====== Source excerpt ======

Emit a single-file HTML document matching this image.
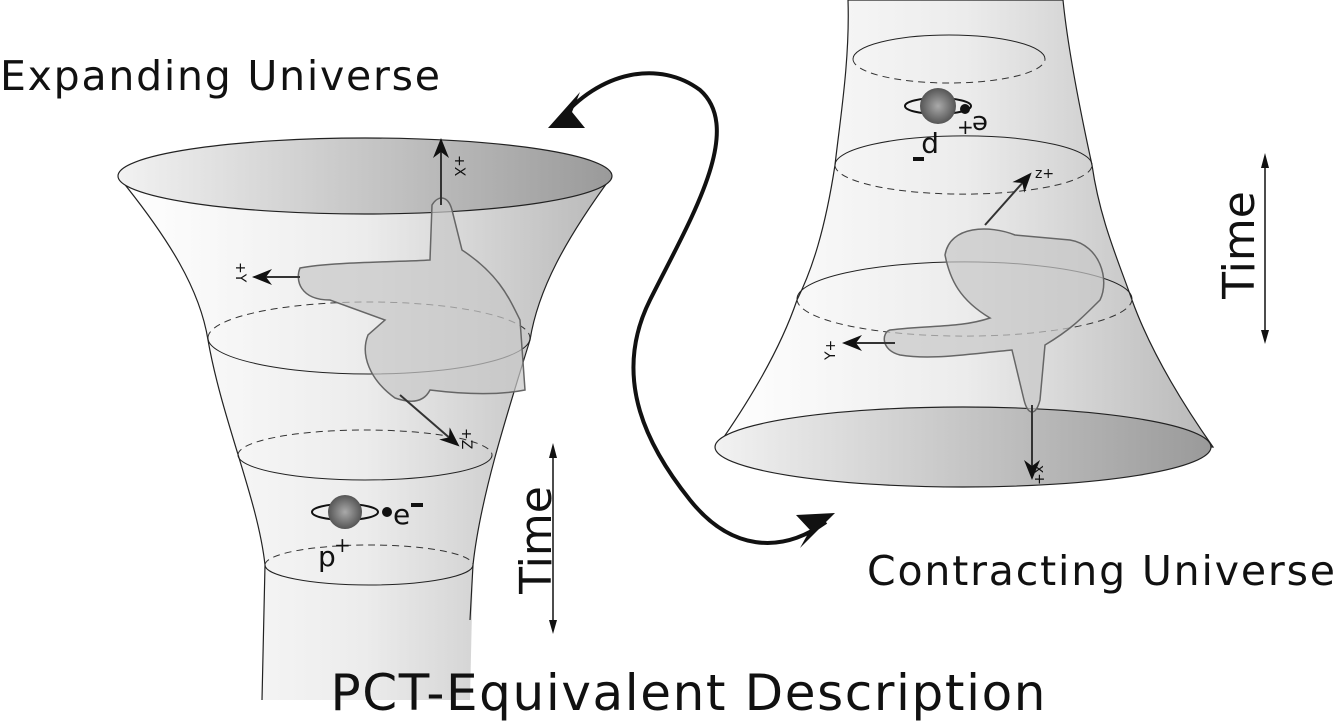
<!DOCTYPE html>
<html><head><meta charset="utf-8"><style>
html,body{margin:0;padding:0;background:#fff;width:1336px;height:722px;overflow:hidden}
svg{display:block}
text{font-family:"DejaVu Sans","Liberation Sans",sans-serif;fill:#111}
</style></head><body>
<svg width="1336" height="722" viewBox="0 0 1336 722">
<defs>
<linearGradient id="fg" x1="0" x2="1" y1="0" y2="0"><stop offset="0" stop-color="#ffffff"/><stop offset="0.5" stop-color="#ececec"/><stop offset="1" stop-color="#b8b8b8"/></linearGradient>
<linearGradient id="eg" x1="0" x2="1"><stop offset="0" stop-color="#f2f2f2"/><stop offset="1" stop-color="#9a9a9a"/></linearGradient>
<radialGradient id="ball"><stop offset="0" stop-color="#aaa"/><stop offset="1" stop-color="#555"/></radialGradient>
<marker id="ah" markerWidth="10" markerHeight="10" refX="5" refY="5" orient="auto"><path d="M0,1 L10,5 L0,9 L3,5Z" fill="#111"/></marker>
</defs>

<g>
<path d="M118,176 C170,240 200,290 208,340 C222,420 258,500 265,565 L262,700 L470,700 L473,565 C480,500 505,420 530,340 C538,290 565,240 612,176 Z" fill="url(#fg)" stroke="none"/>
<path d="M118,176 C170,240 200,290 208,340 C222,420 258,500 265,565 L262,700" fill="none" stroke="#222" stroke-width="1.2"/>
<path d="M612,176 C565,240 538,290 530,340 C505,420 480,500 473,565 L470,620" fill="none" stroke="#222" stroke-width="1.2"/>
<ellipse cx="365" cy="176" rx="247" ry="38" fill="url(#eg)" stroke="#222" stroke-width="1.2"/>
<path d="M208,338 A161,36 0 0 1 530,338" fill="none" stroke="#333" stroke-dasharray="7,5"/>
<path d="M208,338 A161,36 0 0 0 530,338" fill="none" stroke="#222"/>
<path d="M238,455 A127,25 0 0 1 492,455" fill="none" stroke="#333" stroke-dasharray="7,5"/>
<path d="M238,455 A127,25 0 0 0 492,455" fill="none" stroke="#222"/>
<path d="M265,565 A104,20 0 0 1 473,565" fill="none" stroke="#333" stroke-dasharray="7,5"/>
<path d="M265,565 A104,20 0 0 0 473,565" fill="none" stroke="#222"/>
<path d="M300,268 C330,262 400,262 430,260 L432,205 C438,195 448,195 452,210 L462,250 C500,275 510,300 520,320 L525,390 C500,395 470,395 430,390 C425,400 415,405 395,398 C370,380 360,355 368,335 L385,320 L330,300 C300,300 295,280 300,268 Z" fill="#c8c8c8" fill-opacity="0.7" stroke="#666" stroke-width="1.5"/>
<line x1="441" y1="205" x2="441" y2="148" stroke="#333" stroke-width="2" marker-end="url(#ah)"/>
<text x="455" y="155" font-size="14" transform="rotate(90 455 155)">+X</text>
<line x1="300" y1="277" x2="262" y2="277" stroke="#333" stroke-width="2" marker-end="url(#ah)"/>
<text x="236" y="262" font-size="14" transform="rotate(90 236 262)">+Y</text>
<line x1="400" y1="395" x2="452" y2="440" stroke="#333" stroke-width="2" marker-end="url(#ah)"/>
<text x="462" y="428" font-size="14" transform="rotate(90 462 428)">+Z</text>
<g>
<ellipse cx="345" cy="512" rx="33" ry="8" fill="none" stroke="#111" stroke-width="2"/>
<circle cx="345" cy="512" r="17" fill="url(#ball)"/>
<circle cx="387" cy="512" r="5" fill="#111"/>
<text x="393" y="524" font-size="28">e</text><rect x="411" y="503" width="12" height="4" fill="#111"/>
<text x="318" y="566" font-size="28">p</text><text x="334" y="552" font-size="20">+</text>
</g>
</g>

<g>
<path d="M848,0 C850,60 840,120 835,165 C825,230 812,270 797,300 C780,350 750,400 717,447 L1213,447 C1180,400 1150,350 1132,300 C1118,260 1100,220 1092,165 C1080,110 1068,50 1063,0 Z" fill="url(#fg)" stroke="#222" stroke-width="1.2"/>
<path d="M853,59 A96,24 0 0 1 1045,59" fill="none" stroke="#222"/>
<path d="M853,59 A96,24 0 0 0 1045,59" fill="none" stroke="#333" stroke-dasharray="7,5"/>
<path d="M835,165 A128,29 0 0 1 1092,165" fill="none" stroke="#222"/>
<path d="M835,165 A128,29 0 0 0 1092,165" fill="none" stroke="#333" stroke-dasharray="7,5"/>
<path d="M797,299 A167,37 0 0 1 1132,299" fill="none" stroke="#222"/>
<path d="M797,299 A167,37 0 0 0 1132,299" fill="none" stroke="#333" stroke-dasharray="7,5"/>
<ellipse cx="963" cy="447" rx="248" ry="40" fill="url(#eg)" stroke="#222" stroke-width="1.2"/>
<path d="M890,330 C930,325 960,328 990,318 C960,300 950,280 945,255 C950,225 990,225 1015,235 L1070,240 C1100,245 1110,280 1100,300 C1080,320 1070,330 1045,345 L1040,400 C1036,416 1028,416 1024,400 L1012,350 C960,355 930,360 900,355 C880,350 882,332 890,330 Z" fill="#c8c8c8" fill-opacity="0.7" stroke="#666" stroke-width="1.5"/>
<line x1="1032" y1="405" x2="1032" y2="470" stroke="#333" stroke-width="2" marker-end="url(#ah)"/>
<text x="1045" y="465" font-size="14" transform="rotate(-90 1045 465) rotate(180 1045 460)">x+</text>
<line x1="895" y1="343" x2="852" y2="343" stroke="#333" stroke-width="2" marker-end="url(#ah)"/>
<text x="835" y="360" font-size="14" transform="rotate(-90 835 360)">Y+</text>
<line x1="985" y1="225" x2="1025" y2="180" stroke="#333" stroke-width="2" marker-end="url(#ah)"/>
<text x="1035" y="178" font-size="14">z+</text>
<g>
<ellipse cx="938" cy="106" rx="33" ry="8" fill="none" stroke="#111" stroke-width="2"/>
<circle cx="938" cy="106" r="18" fill="url(#ball)"/>
<circle cx="965" cy="109" r="5" fill="#111"/>
<text x="970" y="100" font-size="26" transform="rotate(180 979 108)">e</text>
<text x="957" y="134" font-size="20">+</text>
<text x="925" y="152" font-size="28" transform="rotate(180 932 145)">p</text>
<rect x="913" y="157" width="11" height="4" fill="#111"/>
</g>
</g>

<path d="M558,122 C600,70 660,60 700,90 C745,130 690,220 650,300 C610,380 650,450 690,500 C730,550 780,555 826,522" fill="none" stroke="#111" stroke-width="4"/>
<path d="M548,128 L580,92 L572,112 L585,128 Z" fill="#111"/>
<path d="M835,513 L800,548 L810,530 L796,515 Z" fill="#111"/>

<g>
<line x1="553" y1="447" x2="553" y2="630" stroke="#111" stroke-width="1.5"/>
<path d="M553,443 L549,458 L557,458Z M553,634 L549,620 L557,620Z" fill="#111"/>
<text x="551" y="540" font-size="44" text-anchor="middle" transform="rotate(-90 551 540)">Time</text>
</g>
<g>
<line x1="1265" y1="157" x2="1265" y2="340" stroke="#111" stroke-width="1.5"/>
<path d="M1265,153 L1261,168 L1269,168Z M1265,344 L1261,330 L1269,330Z" fill="#111"/>
<text x="1254" y="245" font-size="44" text-anchor="middle" transform="rotate(-90 1254 245)">Time</text>
</g>

<text x="0" y="90" font-size="41" textLength="440">Expanding Universe</text>
<text x="867" y="585" font-size="41" textLength="468">Contracting Universe</text>
<text x="688" y="710" font-size="50" text-anchor="middle" textLength="715">PCT-Equivalent Description</text>
</svg>
</body></html>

======

Copy the material exactly. Do not include the pictures.

Emit a single-file HTML document matching this image.
<!DOCTYPE html>
<html><head><meta charset="utf-8"><style>
html,body{margin:0;padding:0;background:#fff;width:1336px;height:722px;overflow:hidden}
svg{display:block}
text{font-family:"DejaVu Sans","Liberation Sans",sans-serif;fill:#111}
</style></head><body>
<svg width="1336" height="722" viewBox="0 0 1336 722">
<defs>
<linearGradient id="fg" x1="0" x2="1" y1="0" y2="0"><stop offset="0" stop-color="#ffffff"/><stop offset="0.5" stop-color="#ececec"/><stop offset="1" stop-color="#b8b8b8"/></linearGradient>
<linearGradient id="eg" x1="0" x2="1"><stop offset="0" stop-color="#f2f2f2"/><stop offset="1" stop-color="#9a9a9a"/></linearGradient>
<radialGradient id="ball"><stop offset="0" stop-color="#aaa"/><stop offset="1" stop-color="#555"/></radialGradient>
<marker id="ah" markerWidth="10" markerHeight="10" refX="5" refY="5" orient="auto"><path d="M0,1 L10,5 L0,9 L3,5Z" fill="#111"/></marker>
</defs>

<g>
<path d="M118,176 C170,240 200,290 208,340 C222,420 258,500 265,565 L262,700 L470,700 L473,565 C480,500 505,420 530,340 C538,290 565,240 612,176 Z" fill="url(#fg)" stroke="none"/>
<path d="M118,176 C170,240 200,290 208,340 C222,420 258,500 265,565 L262,700" fill="none" stroke="#222" stroke-width="1.2"/>
<path d="M612,176 C565,240 538,290 530,340 C505,420 480,500 473,565 L470,620" fill="none" stroke="#222" stroke-width="1.2"/>
<ellipse cx="365" cy="176" rx="247" ry="38" fill="url(#eg)" stroke="#222" stroke-width="1.2"/>
<path d="M208,338 A161,36 0 0 1 530,338" fill="none" stroke="#333" stroke-dasharray="7,5"/>
<path d="M208,338 A161,36 0 0 0 530,338" fill="none" stroke="#222"/>
<path d="M238,455 A127,25 0 0 1 492,455" fill="none" stroke="#333" stroke-dasharray="7,5"/>
<path d="M238,455 A127,25 0 0 0 492,455" fill="none" stroke="#222"/>
<path d="M265,565 A104,20 0 0 1 473,565" fill="none" stroke="#333" stroke-dasharray="7,5"/>
<path d="M265,565 A104,20 0 0 0 473,565" fill="none" stroke="#222"/>
<path d="M300,268 C330,262 400,262 430,260 L432,205 C438,195 448,195 452,210 L462,250 C500,275 510,300 520,320 L525,390 C500,395 470,395 430,390 C425,400 415,405 395,398 C370,380 360,355 368,335 L385,320 L330,300 C300,300 295,280 300,268 Z" fill="#c8c8c8" fill-opacity="0.7" stroke="#666" stroke-width="1.5"/>
<line x1="441" y1="205" x2="441" y2="148" stroke="#333" stroke-width="2" marker-end="url(#ah)"/>
<text x="455" y="155" font-size="14" transform="rotate(90 455 155)">+X</text>
<line x1="300" y1="277" x2="262" y2="277" stroke="#333" stroke-width="2" marker-end="url(#ah)"/>
<text x="236" y="262" font-size="14" transform="rotate(90 236 262)">+Y</text>
<line x1="400" y1="395" x2="452" y2="440" stroke="#333" stroke-width="2" marker-end="url(#ah)"/>
<text x="462" y="428" font-size="14" transform="rotate(90 462 428)">+Z</text>
<g>
<ellipse cx="345" cy="512" rx="33" ry="8" fill="none" stroke="#111" stroke-width="2"/>
<circle cx="345" cy="512" r="17" fill="url(#ball)"/>
<circle cx="387" cy="512" r="5" fill="#111"/>
<text x="393" y="524" font-size="28">e</text><rect x="411" y="503" width="12" height="4" fill="#111"/>
<text x="318" y="566" font-size="28">p</text><text x="334" y="552" font-size="20">+</text>
</g>
</g>

<g>
<path d="M848,0 C850,60 840,120 835,165 C825,230 812,270 797,300 C780,350 750,400 717,447 L1213,447 C1180,400 1150,350 1132,300 C1118,260 1100,220 1092,165 C1080,110 1068,50 1063,0 Z" fill="url(#fg)" stroke="#222" stroke-width="1.2"/>
<path d="M853,59 A96,24 0 0 1 1045,59" fill="none" stroke="#222"/>
<path d="M853,59 A96,24 0 0 0 1045,59" fill="none" stroke="#333" stroke-dasharray="7,5"/>
<path d="M835,165 A128,29 0 0 1 1092,165" fill="none" stroke="#222"/>
<path d="M835,165 A128,29 0 0 0 1092,165" fill="none" stroke="#333" stroke-dasharray="7,5"/>
<path d="M797,299 A167,37 0 0 1 1132,299" fill="none" stroke="#222"/>
<path d="M797,299 A167,37 0 0 0 1132,299" fill="none" stroke="#333" stroke-dasharray="7,5"/>
<ellipse cx="963" cy="447" rx="248" ry="40" fill="url(#eg)" stroke="#222" stroke-width="1.2"/>
<path d="M890,330 C930,325 960,328 990,318 C960,300 950,280 945,255 C950,225 990,225 1015,235 L1070,240 C1100,245 1110,280 1100,300 C1080,320 1070,330 1045,345 L1040,400 C1036,416 1028,416 1024,400 L1012,350 C960,355 930,360 900,355 C880,350 882,332 890,330 Z" fill="#c8c8c8" fill-opacity="0.7" stroke="#666" stroke-width="1.5"/>
<line x1="1032" y1="405" x2="1032" y2="470" stroke="#333" stroke-width="2" marker-end="url(#ah)"/>
<text x="1045" y="465" font-size="14" transform="rotate(-90 1045 465) rotate(180 1045 460)">x+</text>
<line x1="895" y1="343" x2="852" y2="343" stroke="#333" stroke-width="2" marker-end="url(#ah)"/>
<text x="835" y="360" font-size="14" transform="rotate(-90 835 360)">Y+</text>
<line x1="985" y1="225" x2="1025" y2="180" stroke="#333" stroke-width="2" marker-end="url(#ah)"/>
<text x="1035" y="178" font-size="14">z+</text>
<g>
<ellipse cx="938" cy="106" rx="33" ry="8" fill="none" stroke="#111" stroke-width="2"/>
<circle cx="938" cy="106" r="18" fill="url(#ball)"/>
<circle cx="965" cy="109" r="5" fill="#111"/>
<text x="970" y="100" font-size="26" transform="rotate(180 979 108)">e</text>
<text x="957" y="134" font-size="20">+</text>
<text x="925" y="152" font-size="28" transform="rotate(180 932 145)">p</text>
<rect x="913" y="157" width="11" height="4" fill="#111"/>
</g>
</g>

<path d="M558,122 C600,70 660,60 700,90 C745,130 690,220 650,300 C610,380 650,450 690,500 C730,550 780,555 826,522" fill="none" stroke="#111" stroke-width="4"/>
<path d="M548,128 L580,92 L572,112 L585,128 Z" fill="#111"/>
<path d="M835,513 L800,548 L810,530 L796,515 Z" fill="#111"/>

<g>
<line x1="553" y1="447" x2="553" y2="630" stroke="#111" stroke-width="1.5"/>
<path d="M553,443 L549,458 L557,458Z M553,634 L549,620 L557,620Z" fill="#111"/>
<text x="551" y="540" font-size="44" text-anchor="middle" transform="rotate(-90 551 540)">Time</text>
</g>
<g>
<line x1="1265" y1="157" x2="1265" y2="340" stroke="#111" stroke-width="1.5"/>
<path d="M1265,153 L1261,168 L1269,168Z M1265,344 L1261,330 L1269,330Z" fill="#111"/>
<text x="1254" y="245" font-size="44" text-anchor="middle" transform="rotate(-90 1254 245)">Time</text>
</g>

<text x="0" y="90" font-size="41" textLength="440">Expanding Universe</text>
<text x="867" y="585" font-size="41" textLength="468">Contracting Universe</text>
<text x="688" y="710" font-size="50" text-anchor="middle" textLength="715">PCT-Equivalent Description</text>
</svg>
</body></html>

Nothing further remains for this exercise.